The perfume companies won’t go for that, of course, but if the ban passes, they’re kind of screwed anyway, so it might serve them well to be less greedy and instead stand behind a natural and artisanal product instead of selling a whole lot of inferior versions of their product to anyone with money to waste.
 As with any scientific study, it is important to ask – who stands to gain from this? Government bodies seldom come up with things like bans, especially bans that would affect billion-dollar industries that are part of a region’s culture and history, without someone lobbying for it in the first place. The EU, while occasionally very forward-thinking when it comes to regulations that protect its citizens, can also be notoriously corrupt. Who stands to gain from that billion-dollar industry having to reformulate hundred-year-old perfume recipes to include synthetic ingredients? It may make me a bigger conspiracy theorist than Richard Belzer, but everyone wave at those nice men from the chemical companies with the dollar signs over their eyes, won’t you?

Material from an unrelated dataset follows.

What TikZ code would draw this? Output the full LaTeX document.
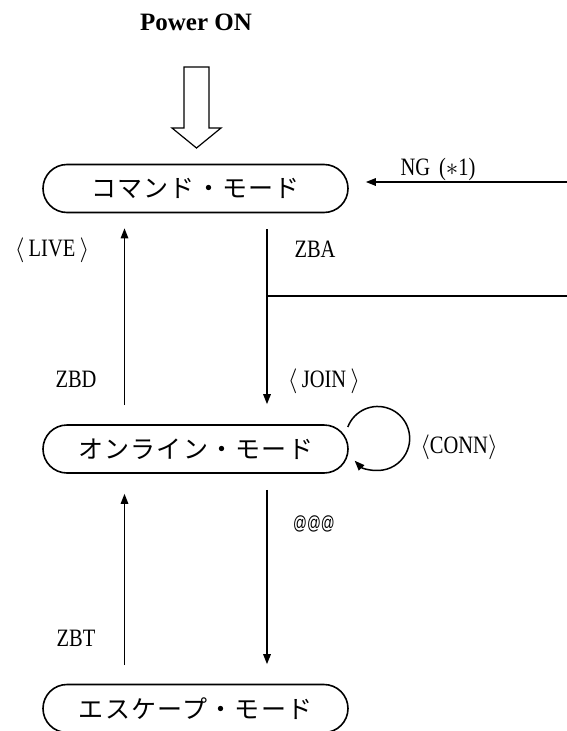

 If not for the fact that it might kill me, I’d love to do a scent test, comparing various qualities of the same brand of perfume products to see if the real perfume affected me in the same way that the cheaper, more chemical-based versions do. I’m betting that the pure stuff, you know the tiny bottle that runs $400 an ounce, wouldn’t bother me at all. But I’m not brave enough – or stupid enough – to do that to myself.